Pflanzenschutzmittelanwendungen im Garten-, Landschafts- und Sportplatzbau betreffen häufig Flächen, die für die Allgemeinheit bestimmt sind. Auf Flächen, die für die Allgemeinheit bestimmt sind, ist gesetzlich vorgeschrieben, die Verwendung von Pflanzenschutzmitteln so weit wie möglich zu minimieren. Der tatsächliche Behandlungsumfang auf diesen Flächen lässt sich nur schwer abschätzen, da der Einsatz von Pflanzenschutzmitteln im öffentlichen Grün nicht zentral erfasst wird. Jedoch versuchen die Kommunen bereits heute den Einsatz von Pflanzenschutzmitteln zu reduzieren.
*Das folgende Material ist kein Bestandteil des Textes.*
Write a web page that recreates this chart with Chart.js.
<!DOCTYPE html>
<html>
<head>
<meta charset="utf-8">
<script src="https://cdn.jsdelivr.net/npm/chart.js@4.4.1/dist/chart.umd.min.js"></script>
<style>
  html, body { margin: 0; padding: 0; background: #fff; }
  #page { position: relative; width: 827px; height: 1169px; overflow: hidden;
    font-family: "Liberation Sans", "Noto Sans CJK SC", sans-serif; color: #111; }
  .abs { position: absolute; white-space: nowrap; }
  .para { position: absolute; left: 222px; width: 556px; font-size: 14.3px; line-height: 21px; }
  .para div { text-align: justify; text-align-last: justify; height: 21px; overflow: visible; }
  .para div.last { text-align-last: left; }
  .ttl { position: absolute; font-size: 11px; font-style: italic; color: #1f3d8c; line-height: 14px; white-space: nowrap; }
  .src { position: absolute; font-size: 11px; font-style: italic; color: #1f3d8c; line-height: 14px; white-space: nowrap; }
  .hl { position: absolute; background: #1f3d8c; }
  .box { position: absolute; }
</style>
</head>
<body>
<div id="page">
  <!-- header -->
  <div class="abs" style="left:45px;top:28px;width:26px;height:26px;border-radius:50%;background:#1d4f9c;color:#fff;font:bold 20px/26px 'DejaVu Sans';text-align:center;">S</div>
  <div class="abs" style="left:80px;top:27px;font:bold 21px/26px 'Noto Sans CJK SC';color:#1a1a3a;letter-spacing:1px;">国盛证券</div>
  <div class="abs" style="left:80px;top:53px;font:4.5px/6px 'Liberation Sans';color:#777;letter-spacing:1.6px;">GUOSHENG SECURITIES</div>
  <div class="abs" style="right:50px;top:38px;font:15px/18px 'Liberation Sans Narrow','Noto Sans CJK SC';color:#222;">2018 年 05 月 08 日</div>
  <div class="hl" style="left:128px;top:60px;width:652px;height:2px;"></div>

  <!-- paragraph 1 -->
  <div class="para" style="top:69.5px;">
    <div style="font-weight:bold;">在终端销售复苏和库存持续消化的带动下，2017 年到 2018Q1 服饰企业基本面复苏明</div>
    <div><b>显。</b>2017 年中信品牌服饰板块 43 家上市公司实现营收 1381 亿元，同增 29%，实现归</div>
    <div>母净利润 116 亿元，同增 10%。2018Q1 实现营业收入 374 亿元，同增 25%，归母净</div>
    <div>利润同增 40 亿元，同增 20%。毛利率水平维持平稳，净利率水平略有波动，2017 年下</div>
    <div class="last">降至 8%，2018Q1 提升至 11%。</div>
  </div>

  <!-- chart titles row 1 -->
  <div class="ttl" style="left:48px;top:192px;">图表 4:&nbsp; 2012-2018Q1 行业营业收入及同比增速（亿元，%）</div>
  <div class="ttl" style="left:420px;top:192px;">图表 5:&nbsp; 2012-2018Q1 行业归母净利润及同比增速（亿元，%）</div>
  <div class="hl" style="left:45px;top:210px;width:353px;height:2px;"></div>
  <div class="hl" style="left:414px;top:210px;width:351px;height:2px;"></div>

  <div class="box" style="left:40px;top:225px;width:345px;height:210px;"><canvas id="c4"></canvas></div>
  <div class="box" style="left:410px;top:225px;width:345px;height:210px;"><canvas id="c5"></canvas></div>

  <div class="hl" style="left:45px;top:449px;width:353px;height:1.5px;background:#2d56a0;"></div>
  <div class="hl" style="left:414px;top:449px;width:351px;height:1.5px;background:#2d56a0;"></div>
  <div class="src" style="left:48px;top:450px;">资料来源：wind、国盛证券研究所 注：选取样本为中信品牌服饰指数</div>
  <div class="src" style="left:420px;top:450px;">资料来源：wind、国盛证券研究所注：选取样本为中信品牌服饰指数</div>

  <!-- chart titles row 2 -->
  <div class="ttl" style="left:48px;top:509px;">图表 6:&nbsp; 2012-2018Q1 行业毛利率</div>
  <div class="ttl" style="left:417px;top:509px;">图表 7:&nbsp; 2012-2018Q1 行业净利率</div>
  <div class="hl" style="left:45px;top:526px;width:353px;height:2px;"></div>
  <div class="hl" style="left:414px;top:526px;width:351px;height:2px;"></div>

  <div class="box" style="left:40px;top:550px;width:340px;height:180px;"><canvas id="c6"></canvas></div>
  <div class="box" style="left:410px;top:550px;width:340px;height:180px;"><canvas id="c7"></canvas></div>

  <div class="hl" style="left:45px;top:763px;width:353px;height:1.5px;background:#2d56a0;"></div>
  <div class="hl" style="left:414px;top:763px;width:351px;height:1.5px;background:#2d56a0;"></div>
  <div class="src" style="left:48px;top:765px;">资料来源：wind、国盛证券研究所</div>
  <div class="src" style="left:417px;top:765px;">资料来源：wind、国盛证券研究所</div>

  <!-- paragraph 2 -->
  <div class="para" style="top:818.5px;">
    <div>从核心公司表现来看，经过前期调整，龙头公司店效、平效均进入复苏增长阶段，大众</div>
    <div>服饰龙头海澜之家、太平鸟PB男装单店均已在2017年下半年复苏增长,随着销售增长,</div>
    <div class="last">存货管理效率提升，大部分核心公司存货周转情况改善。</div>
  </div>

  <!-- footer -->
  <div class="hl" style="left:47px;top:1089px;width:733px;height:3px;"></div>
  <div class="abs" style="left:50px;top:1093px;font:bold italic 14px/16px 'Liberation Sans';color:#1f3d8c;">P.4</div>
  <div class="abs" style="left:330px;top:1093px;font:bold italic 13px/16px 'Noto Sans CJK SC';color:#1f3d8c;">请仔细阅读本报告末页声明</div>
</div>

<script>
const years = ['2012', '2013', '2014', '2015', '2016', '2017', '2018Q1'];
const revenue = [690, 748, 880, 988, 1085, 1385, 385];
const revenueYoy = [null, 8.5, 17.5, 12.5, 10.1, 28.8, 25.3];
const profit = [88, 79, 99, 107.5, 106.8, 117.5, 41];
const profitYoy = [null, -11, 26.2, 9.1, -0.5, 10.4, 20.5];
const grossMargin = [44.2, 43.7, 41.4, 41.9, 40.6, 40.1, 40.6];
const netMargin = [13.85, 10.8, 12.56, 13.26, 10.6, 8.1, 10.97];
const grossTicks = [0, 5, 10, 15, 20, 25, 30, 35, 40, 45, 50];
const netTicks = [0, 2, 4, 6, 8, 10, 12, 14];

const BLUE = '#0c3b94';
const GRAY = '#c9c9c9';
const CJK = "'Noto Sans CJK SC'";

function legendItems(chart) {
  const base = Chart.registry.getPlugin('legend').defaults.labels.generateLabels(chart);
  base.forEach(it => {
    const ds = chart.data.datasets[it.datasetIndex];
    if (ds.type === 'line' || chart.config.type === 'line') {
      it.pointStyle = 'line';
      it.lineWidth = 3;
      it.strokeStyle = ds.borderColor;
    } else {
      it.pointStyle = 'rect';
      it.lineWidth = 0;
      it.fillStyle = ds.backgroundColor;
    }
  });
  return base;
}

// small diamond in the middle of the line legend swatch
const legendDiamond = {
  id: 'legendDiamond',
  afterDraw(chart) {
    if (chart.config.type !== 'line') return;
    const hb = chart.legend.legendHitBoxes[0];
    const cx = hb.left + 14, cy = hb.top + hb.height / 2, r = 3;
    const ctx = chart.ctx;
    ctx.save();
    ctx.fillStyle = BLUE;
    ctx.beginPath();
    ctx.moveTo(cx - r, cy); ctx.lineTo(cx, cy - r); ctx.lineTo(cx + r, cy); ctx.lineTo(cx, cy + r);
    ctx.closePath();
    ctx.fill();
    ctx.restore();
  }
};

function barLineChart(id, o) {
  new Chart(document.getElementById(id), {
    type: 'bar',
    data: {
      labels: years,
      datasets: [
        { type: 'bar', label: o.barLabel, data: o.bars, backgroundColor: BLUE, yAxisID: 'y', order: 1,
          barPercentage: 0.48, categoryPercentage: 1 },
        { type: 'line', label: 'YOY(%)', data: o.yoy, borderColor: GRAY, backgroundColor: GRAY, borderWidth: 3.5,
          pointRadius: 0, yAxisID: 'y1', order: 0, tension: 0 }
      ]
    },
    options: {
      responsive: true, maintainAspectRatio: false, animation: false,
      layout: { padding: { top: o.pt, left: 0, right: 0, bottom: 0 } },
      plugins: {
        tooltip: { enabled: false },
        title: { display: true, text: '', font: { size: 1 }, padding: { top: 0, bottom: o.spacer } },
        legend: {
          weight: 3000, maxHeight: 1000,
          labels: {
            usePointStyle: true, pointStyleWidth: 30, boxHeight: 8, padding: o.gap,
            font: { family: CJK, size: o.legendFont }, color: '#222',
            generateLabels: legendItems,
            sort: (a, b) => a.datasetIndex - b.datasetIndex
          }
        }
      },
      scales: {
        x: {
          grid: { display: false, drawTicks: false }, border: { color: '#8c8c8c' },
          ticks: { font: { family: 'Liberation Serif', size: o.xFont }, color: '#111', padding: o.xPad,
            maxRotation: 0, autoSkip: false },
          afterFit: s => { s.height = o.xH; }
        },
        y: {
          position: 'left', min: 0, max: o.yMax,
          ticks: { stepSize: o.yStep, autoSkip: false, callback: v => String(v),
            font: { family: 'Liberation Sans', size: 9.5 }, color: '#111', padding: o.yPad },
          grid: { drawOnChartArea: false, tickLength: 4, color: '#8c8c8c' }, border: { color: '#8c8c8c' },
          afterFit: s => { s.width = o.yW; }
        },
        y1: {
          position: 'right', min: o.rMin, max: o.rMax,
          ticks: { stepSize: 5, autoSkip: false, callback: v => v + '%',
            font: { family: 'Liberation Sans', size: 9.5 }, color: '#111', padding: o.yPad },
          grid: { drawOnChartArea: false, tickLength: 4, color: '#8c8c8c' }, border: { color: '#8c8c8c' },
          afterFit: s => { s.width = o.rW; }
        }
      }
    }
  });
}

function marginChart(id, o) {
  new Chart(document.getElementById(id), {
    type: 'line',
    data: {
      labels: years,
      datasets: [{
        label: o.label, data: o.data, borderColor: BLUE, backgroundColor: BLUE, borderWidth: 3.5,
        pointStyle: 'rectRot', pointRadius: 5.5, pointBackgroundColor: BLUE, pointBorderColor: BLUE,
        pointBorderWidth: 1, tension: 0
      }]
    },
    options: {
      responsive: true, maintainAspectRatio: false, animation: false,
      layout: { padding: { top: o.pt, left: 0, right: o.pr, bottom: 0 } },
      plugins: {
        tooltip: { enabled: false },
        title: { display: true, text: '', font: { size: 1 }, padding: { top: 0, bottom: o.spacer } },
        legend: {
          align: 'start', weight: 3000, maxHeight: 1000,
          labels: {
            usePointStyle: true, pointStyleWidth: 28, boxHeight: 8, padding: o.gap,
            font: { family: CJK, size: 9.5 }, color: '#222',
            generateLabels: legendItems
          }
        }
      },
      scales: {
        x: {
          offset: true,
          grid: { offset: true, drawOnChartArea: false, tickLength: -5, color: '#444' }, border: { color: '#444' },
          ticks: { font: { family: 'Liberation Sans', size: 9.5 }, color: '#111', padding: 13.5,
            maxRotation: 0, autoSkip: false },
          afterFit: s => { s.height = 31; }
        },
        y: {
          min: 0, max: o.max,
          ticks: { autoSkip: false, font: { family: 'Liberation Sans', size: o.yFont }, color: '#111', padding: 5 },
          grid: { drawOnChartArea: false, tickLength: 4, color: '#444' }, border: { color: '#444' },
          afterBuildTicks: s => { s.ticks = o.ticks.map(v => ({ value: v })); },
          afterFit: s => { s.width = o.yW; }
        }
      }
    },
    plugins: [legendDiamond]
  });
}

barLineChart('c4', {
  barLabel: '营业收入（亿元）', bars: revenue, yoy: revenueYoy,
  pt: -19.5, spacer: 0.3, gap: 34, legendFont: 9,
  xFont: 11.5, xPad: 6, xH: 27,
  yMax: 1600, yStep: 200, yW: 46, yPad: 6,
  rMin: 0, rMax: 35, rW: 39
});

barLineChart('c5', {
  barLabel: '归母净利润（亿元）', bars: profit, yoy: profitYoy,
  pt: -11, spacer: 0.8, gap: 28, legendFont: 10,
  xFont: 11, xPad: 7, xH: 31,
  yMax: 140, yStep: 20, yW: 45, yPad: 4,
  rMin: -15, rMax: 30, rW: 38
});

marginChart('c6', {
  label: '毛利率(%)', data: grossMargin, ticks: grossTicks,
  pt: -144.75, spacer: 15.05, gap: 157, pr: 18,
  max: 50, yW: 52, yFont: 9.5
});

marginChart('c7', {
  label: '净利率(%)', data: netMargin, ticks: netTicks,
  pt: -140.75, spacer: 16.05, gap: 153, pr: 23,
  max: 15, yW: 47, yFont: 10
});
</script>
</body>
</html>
Aus den vorliegenden Zahlen ergibt sich eine vorläufige Basislinie für den Referenzzeit-raum 2014 bis 2018 von 2.959 t an eingesetzten chemisch-synthetischen Wirkstoffen und ein Rückgang bis 2022 auf 2.390 t (-19 %).
Ziel
Das Ziel einer 50 %-Reduzierung des Einsatzes chemisch-synthetischer Pflanzenschutzmittel ist eine gemeinschaftliche Aufgabe, die alle gesellschaftlichen Gruppierungen betrifft. Daher sind alle relevanten Bereiche, in denen Pflanzenschutzmittel eingesetzt werden, einzubeziehen. Neben dem Freizeitgartenbau, der Bahn, Staat und Kommunen stehen insbesondere die Landwirtschaft, der Gartenbau und Weinbau schon aufgrund des Umfangs ihrer Flächennutzung vor besonderen Herausforderungen. Die Staatsregierung unterstützt den Umsetzungsprozess mit einem ganzen Maßnahmenbündel in den Bereichen Forschung, Wissenstransfer und Förderung. Im landwirtschaftlichen Bereich liegt der Fokus neben den Forschungen zum ökologischen Landbau auf der Weiterentwicklung des integrierten Pflanzenschutzes, insbesondere auf vorbeugenden Maßnahmen.
PSM-Messnetzwerk der LfL
Um die Entwicklung des Einsatzes von Pflanzenschutzmitteln (PSM) in der Landwirtschaft in den Jahren 2020 bis 2026 zu ermitteln, baut die Bayerische Landesanstalt für Landwirtschaft (LfL) ein PSM-Messnetzwerk auf. Darin werden die Daten eines Betriebsmessnetzes sowie die Daten von bayerischen PAPA-Erhebungs- und NAP-Vergleichsbetrieben einfließen. Das Ziel ist eine Hochrechnung des Pflanzenschutzmitteleinsatzes von Praxisbetrieben auf Bayern. Mit den Hochrechnungen aus dem PSM-Messnetzwerk werden die Zahlen aus der Marktforschung und der sich daraus ergebende Trend überprüft, Datenlücken in den Marktforschungszahlen geschlossen und die Basislinie für das 50 %-Reduktionsziel geschätzt.